The planning discipline that produces the best O-1 timing outcomes is treating petition preparation as a project with fixed intermediate milestones, not an open-ended process that can be compressed if it runs long. Fixing the filing date first — working backward from the work start date and adding appropriate buffers — and then planning evidence assembly and attorney preparation to meet that fixed filing date is consistently more effective than assembling evidence until it feels complete and then filing. The timing pressure of a fixed filing date also tends to produce better decision-making about which evidence to include and what to prioritize, reducing the tendency toward over-broad petitions that try to document everything rather than prove three criteria clearly.

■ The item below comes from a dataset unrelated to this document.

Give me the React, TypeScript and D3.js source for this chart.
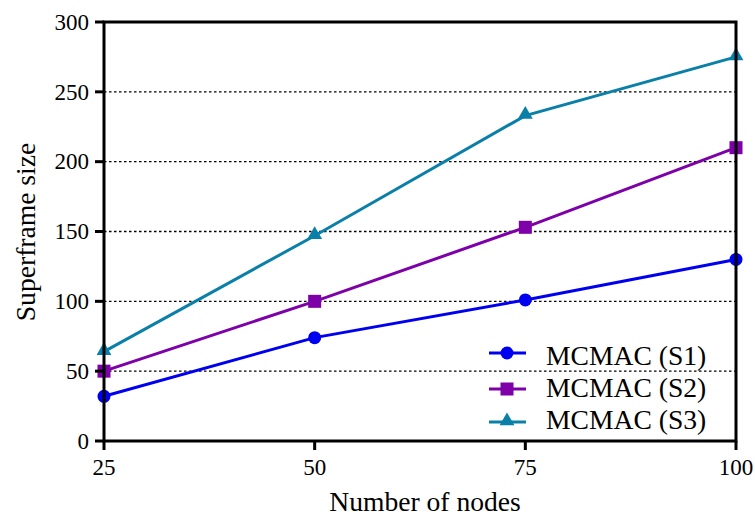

What we typically gather for this kind of case
| Document | Where to source | Why it matters |
|---|---|---|
| Petition cover memo | Drafted by counsel | Frames every exhibit before the adjudicator opens it |
| Advisory opinion | Peer or labour organization | Required for most O-1 filings — request early |
| Itinerary or job offer | U.S. petitioner (employer or agent) | Documents the bona fide nature of the U.S. work |
| Premium Processing fee | Form I-907 + $2,805 fee | Guarantees 15-business-day adjudication |
What we see go wrong, again and again
- 01Filing close to a start date and relying on Premium Processing as a backup rather than a deliberate strategy.
- 02Treating the I-129 as the substantive filing rather than a cover sheet for the legal brief and exhibits.
- 03Underweighting the advisory opinion — a thin or hostile opinion is hard to overcome at the response stage.